- What to do:
Leaving out the pictures, retype all the material exactly.

- Material provided:
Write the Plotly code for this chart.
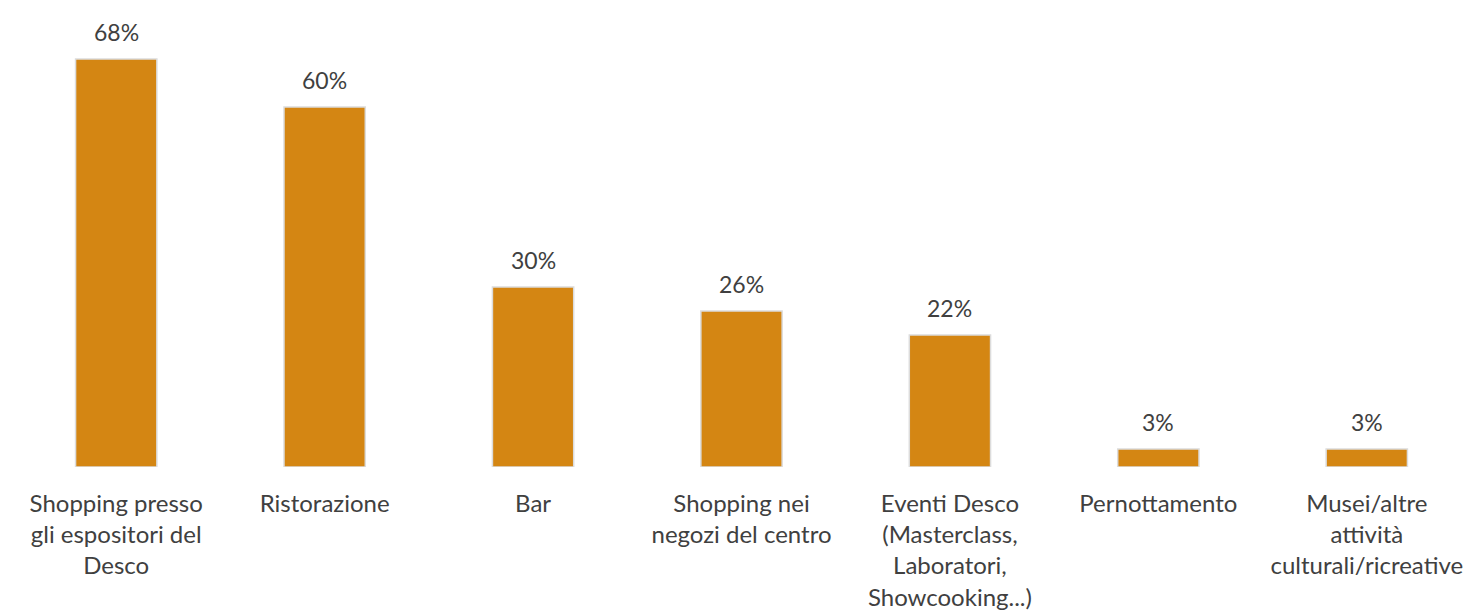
import plotly.graph_objects as go

# Activities carried out during the visit (share of respondents, %)
categories = [
    "Shopping presso<br>gli espositori del<br>Desco",
    "Ristorazione",
    "Bar",
    "Shopping nei<br>negozi del centro",
    "Eventi Desco<br>(Masterclass,<br>Laboratori,<br>Showcooking...)",
    "Pernottamento",
    "Musei/altre<br>attività<br>culturali/ricreative",
]
values = [68, 60, 30, 26, 22, 3, 3]
value_labels = [f"{v}%" for v in values]

BAR_COLOR = "#D48613"
TEXT_COLOR = "#404040"
FONT = "Lato, 'Open Sans', sans-serif"

fig = go.Figure(
    go.Bar(
        x=categories,
        y=values,
        marker=dict(color=BAR_COLOR, line=dict(color="#dcdcdc", width=1.5)),
        hoverinfo="skip",
    )
)

# Percentage labels floating above each bar
for cat, val, lab in zip(categories, values, value_labels):
    fig.add_annotation(
        x=cat,
        y=val,
        text=lab,
        showarrow=False,
        yanchor="bottom",
        yshift=11,
        font=dict(family=FONT, size=23, color=TEXT_COLOR),
    )

fig.update_layout(
    width=1472,
    height=615,
    margin=dict(l=12, r=1, t=20, b=148),
    paper_bgcolor="white",
    plot_bgcolor="white",
    bargap=0.61,
    showlegend=False,
    font=dict(family=FONT, size=24, color=TEXT_COLOR),
)
fig.update_xaxes(
    showline=False,
    showgrid=False,
    zeroline=False,
    ticks="",
    tickangle=0,
    tickfont=dict(family=FONT, size=24, color=TEXT_COLOR),
    ticklabelstandoff=20,
)
fig.update_yaxes(
    range=[0, 74.5],
    visible=False,
    showgrid=False,
    zeroline=False,
)

fig.write_html("out.html", config={"displayModeBar": False})
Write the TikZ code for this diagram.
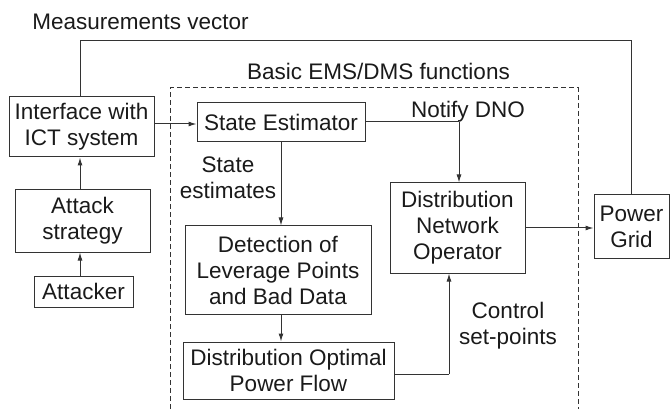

- Complete response:
Write the Plotly code for this chart.
import plotly.graph_objects as go

# Activities carried out during the visit (share of respondents, %)
categories = [
    "Shopping presso<br>gli espositori del<br>Desco",
    "Ristorazione",
    "Bar",
    "Shopping nei<br>negozi del centro",
    "Eventi Desco<br>(Masterclass,<br>Laboratori,<br>Showcooking...)",
    "Pernottamento",
    "Musei/altre<br>attività<br>culturali/ricreative",
]
values = [68, 60, 30, 26, 22, 3, 3]
value_labels = [f"{v}%" for v in values]

BAR_COLOR = "#D48613"
TEXT_COLOR = "#404040"
FONT = "Lato, 'Open Sans', sans-serif"

fig = go.Figure(
    go.Bar(
        x=categories,
        y=values,
        marker=dict(color=BAR_COLOR, line=dict(color="#dcdcdc", width=1.5)),
        hoverinfo="skip",
    )
)

# Percentage labels floating above each bar
for cat, val, lab in zip(categories, values, value_labels):
    fig.add_annotation(
        x=cat,
        y=val,
        text=lab,
        showarrow=False,
        yanchor="bottom",
        yshift=11,
        font=dict(family=FONT, size=23, color=TEXT_COLOR),
    )

fig.update_layout(
    width=1472,
    height=615,
    margin=dict(l=12, r=1, t=20, b=148),
    paper_bgcolor="white",
    plot_bgcolor="white",
    bargap=0.61,
    showlegend=False,
    font=dict(family=FONT, size=24, color=TEXT_COLOR),
)
fig.update_xaxes(
    showline=False,
    showgrid=False,
    zeroline=False,
    ticks="",
    tickangle=0,
    tickfont=dict(family=FONT, size=24, color=TEXT_COLOR),
    ticklabelstandoff=20,
)
fig.update_yaxes(
    range=[0, 74.5],
    visible=False,
    showgrid=False,
    zeroline=False,
)

fig.write_html("out.html", config={"displayModeBar": False})
Write the TikZ code for this diagram.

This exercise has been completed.